Invoice issuers are suffocating under the pressure of long payment terms. In many cases acting as a lender to their larger and more liquid customers. They need money now.
Invoice receivers want to reduce the risk of long production cycles and minimize the need for expensive project financing. They want to pay later for free.
A credit stretch is also very fast. Less than 5 minutes to set up an account. Once set up on the system, getting the money from a credit stretch happens immediately after you and your customer sign the agreement.
So you won’t be waiting six months (bank loan), a few months (line of credit), or even days (invoice finance and factoring). With a credit stretch, you’ll get your money instantly.
A credit stretch avoids the issue of harming your customer relationships, like factoring, by offering great value (in the form of extra days to pay) to your customers.
If your client doesn’t pay their invoice it doesn’t affect your credit rating or ability to borrow money again.

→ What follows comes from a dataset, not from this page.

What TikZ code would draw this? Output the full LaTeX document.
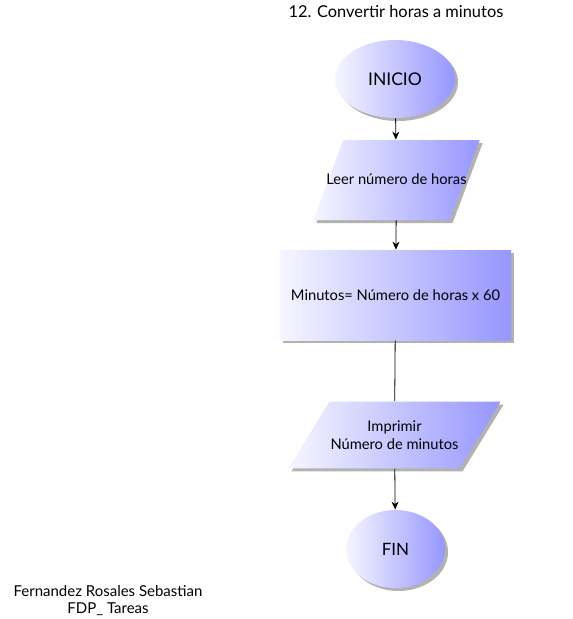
\documentclass[tikz,border=0pt]{standalone}
\usepackage{fontspec}
\setmainfont{Lato}
\usetikzlibrary{shapes.geometric,shadows,arrows.meta,positioning}
\definecolor{shadeleft}{RGB}{246,246,255}
\definecolor{shaderight}{RGB}{150,150,255}

\begin{document}
\begin{tikzpicture}[x=1pt,y=-1pt,>={Stealth[length=8pt,width=7pt]},line width=0.8pt,
    block/.style={left color=shadeleft,right color=shaderight,
      drop shadow={shadow xshift=3pt,shadow yshift=-3pt,fill=black!30,opacity=1},
      font=\fontsize{14.7}{18}\selectfont,align=center,inner sep=0pt},
    terminal/.style={block,ellipse},
    io/.style={block,trapezium},
    process/.style={block,rectangle}]

  \useasboundingbox (0,0) rectangle (573,619);

  \node[font=\fontsize{16.4}{20}\selectfont] (title) at (396,12) {12. Convertir horas a minutos};

  % Flow
  \node[terminal,minimum width=120,minimum height=78,
    font=\fontsize{17.5}{20}\selectfont] (inicio) at (395,79) {INICIO};
  \node[io,trapezium left angle=69.4,trapezium right angle=110.6,
    inner xsep=-17pt,inner ysep=33pt,text height=11pt,text depth=3pt]
    (leer) at (396.5,180) {Leer número de horas};
  \node[process,minimum width=231,minimum height=90] (calc) at (395.5,295)
    {Minutos= Número de horas x 60};
  \node[io,trapezium left angle=58.4,trapezium right angle=121.6,
    inner xsep=1pt,inner ysep=19pt] (imprimir) at (394.5,435)
    {Imprimir\\Número de minutos};
  \node[terminal,minimum width=99,minimum height=78,
    font=\fontsize{17}{20}\selectfont] (fin) at (395.5,549) {FIN};

  % Connectors
  \draw[->] (inicio) -- (leer);
  \draw[->] (leer) -- (calc);
  \draw (calc) -- (imprimir);
  \draw[->] (imprimir) -- (fin);

  \node[font=\fontsize{15}{17}\selectfont,align=center] (autor) at (108,601)
    {Fernandez Rosales Sebastian\\FDP\_ Tareas};

\end{tikzpicture}
\end{document}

There’s no physical meeting, no financial interrogation and no paperwork.
Uniquely to Fellow Pay, you will get finance even if you’re not deemed creditworthy. We’re only interested in the creditworthiness of your customer.
And it costs just 3% of the invoice amount as a one time price. That’s it. No hidden costs. No unexpected additional fees. Instant invoice payments, credit rating, bank transfer fee and invoice insurance all included in one set price.
Pros of a credit stretch for buyers:
- No lengthy application process
- Ease your cash flow worries
- 60 days extra to pay invoices.
- Increase to 90 days for just 1% of the invoice amount.
- Access to the supplies and materials you need.
- Stay current with industry news and developments
- Keep your suppliers happy
Cons of a credit stretch for buyers:
- If you’re not creditworthy, you won’t get a credit stretch
- If you don’t pay on time you can end up owing late fees
What are the pros and cons of using a credit stretch to extend your credit?
Pros of a credit stretch for sellers:
- Increase sales from cash-strapped customers
- Gain an edge on competitors that don’t offer a credit stretch
- Helps establish trust and build customer loyalty
- May gain additional customers via word-of-mouth recommendations
Cons of a credit stretch for sellers:
- You may have to convince your buyers to agree to sign the agreement. But we can help you with that.